Irritations
There are times, when for no clear reason, I find myself plagued by something poking me in a finger or a toe, and I have no idea how it got there. It only hurts when I bump against it, and it takes real work to find the source of the irritation. Sometimes it’s easily removed with a pair of tweezers or a finger, and sometimes it just stays there to fester, harden, and eventually go away. I think there are a lot of spiritual things like that. Little irritations that you discover by accident when you bump into them. They’re hard to spot and harder to remove and cause that little bit of annoying trouble that reminds you the problem is there, maybe to be fixed, maybe not.
I thought about this yesterday as I stood on my porch watching the wind blow. I thought about how few of those little life irritations I was feeling these days. Some of my previous bothers, I’ve physically removed and some have just hardened so that they’re now part of me and I can safely ignore them, like a bump on a finger or a nob on my arm. Of course, given the nature of the beast, there’s no telling when one will pop up, but for now, I feel blessedly free.

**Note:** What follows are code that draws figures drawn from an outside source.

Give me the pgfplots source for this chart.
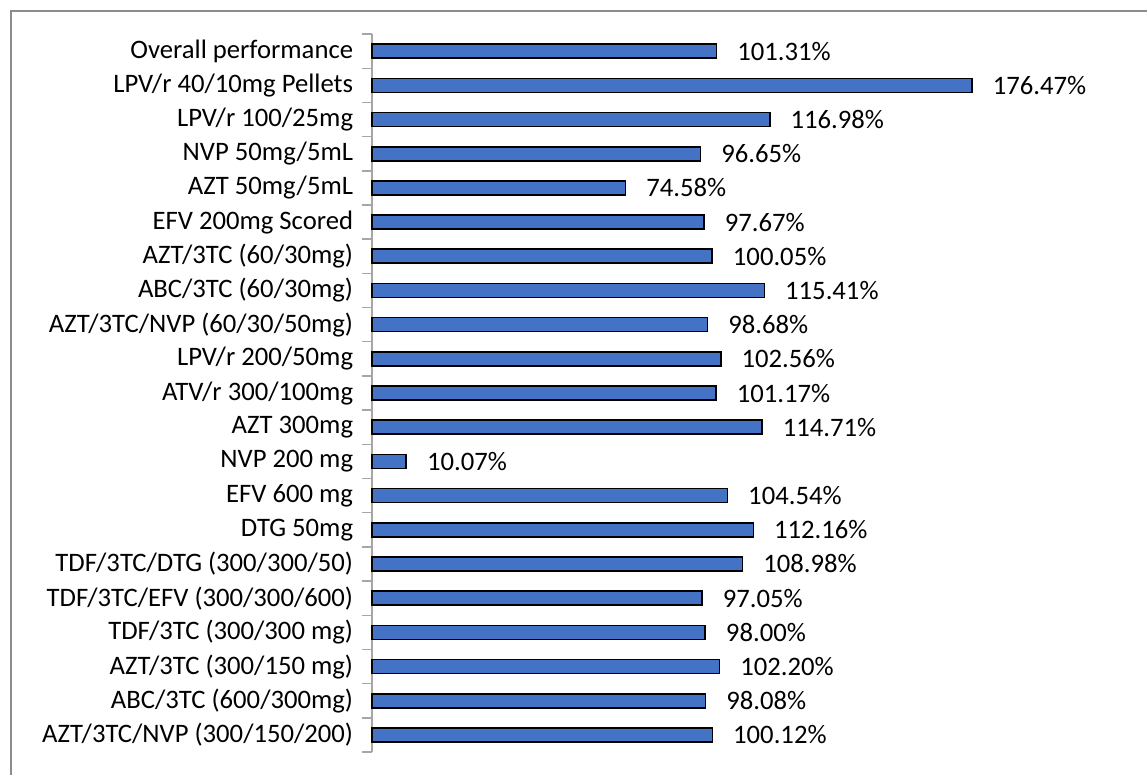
\documentclass[border=0pt]{standalone}
\usepackage{pgfplots}
\pgfplotsset{compat=1.18}
\usepackage{fontspec}
\setmainfont{Carlito}
\definecolor{barblue}{HTML}{4472C4}
\definecolor{framegray}{HTML}{8C8C8C}
\definecolor{axisgray}{HTML}{A6A6A6}
\begin{document}
\begin{tikzpicture}
\path[use as bounding box] (-279pt,-17.25pt) rectangle (581.25pt,564pt);
\draw[framegray, line width=1.5pt] (-270.75pt,-17.25pt) -- (-270.75pt,555.75pt) -- (581.25pt,555.75pt);
\begin{axis}[
  at={(0,0)}, anchor=south west,
  x=2.55pt, y=25.64pt,
  xmin=0, xmax=200,
  ymin=-0.5, ymax=20.5,
  y dir=reverse,
  xbar, bar width=10.5pt,
  axis x line=none,
  axis y line*=left,
  y axis line style={-, axisgray, line width=1.1pt},
  ytick={0,...,20},
  major tick length=0pt,
  minor ytick={-0.5,0.5,...,20.5},
  minor tick length=7.5pt,
  tick align=outside,
  minor tick style={axisgray, line width=1.1pt},
  yticklabels={Overall performance, LPV/r 40/10mg Pellets, LPV/r 100/25mg, NVP 50mg/5mL, AZT 50mg/5mL, EFV 200mg Scored, AZT/3TC (60/30mg), ABC/3TC (60/30mg), AZT/3TC/NVP (60/30/50mg), LPV/r 200/50mg, ATV/r 300/100mg, AZT 300mg, NVP 200 mg, EFV 600 mg, DTG 50mg, TDF/3TC/DTG (300/300/50), TDF/3TC/EFV (300/300/600), TDF/3TC (300/300 mg), AZT/3TC (300/150 mg), ABC/3TC (600/300mg), AZT/3TC/NVP (300/150/200)},
  yticklabel style={font=\fontsize{20}{24}\selectfont, anchor=east, inner sep=0pt, xshift=-14pt, text=black},
  /pgf/number format/assume math mode=true,
  point meta=x,
  nodes near coords={\pgfmathprintnumber[fixed,fixed zerofill,precision=2]{\pgfplotspointmeta}\%},
  nodes near coords style={font=\fontsize{20}{24}\selectfont, anchor=west, inner sep=0pt, xshift=15pt, text=black},
  clip=false,
]
\addplot[fill=barblue, draw=black, line width=1.2pt] coordinates {
(101.31,0) (176.47,1) (116.98,2) (96.65,3) (74.58,4) (97.67,5) (100.05,6)
(115.41,7) (98.68,8) (102.56,9) (101.17,10) (114.71,11) (10.07,12) (104.54,13)
(112.16,14) (108.98,15) (97.05,16) (98.00,17) (102.20,18) (98.08,19) (100.12,20)
};
\end{axis}
\end{tikzpicture}
\end{document}
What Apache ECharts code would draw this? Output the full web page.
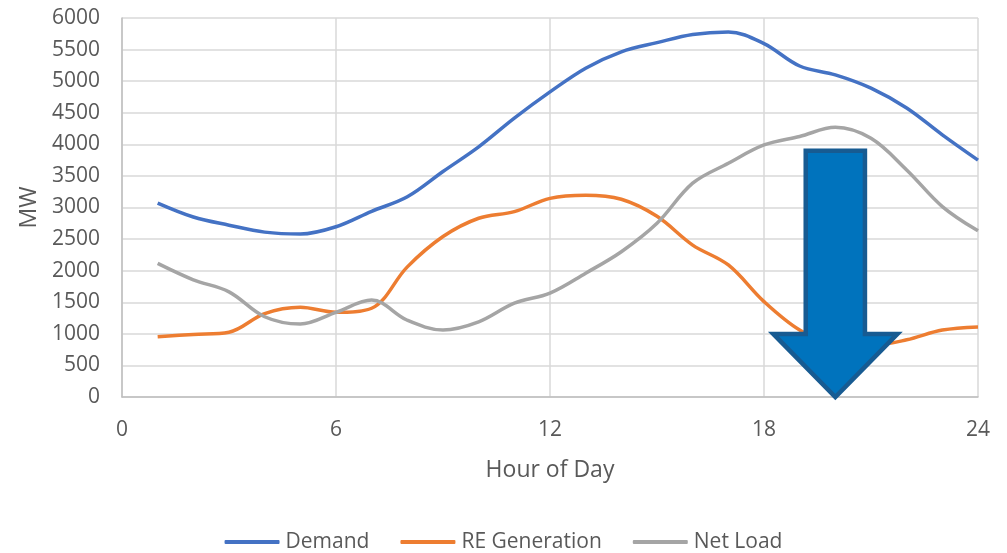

I’d like to think I’ve done something magical, but I suspect it’s just part of life and the aging process. I feel less tender and susceptible. Not in a bad way, I’m just tougher and able to shed tiny miseries. Also, as has happened with the floaters in my eye, my brain no longer sees them. It’s amazing. Of course, I’m grateful. Who wouldn’t be? I suspect I wasted a lot of my youth dealing with those things, although maybe that’s simply part of growing up, and learning what’s truly important.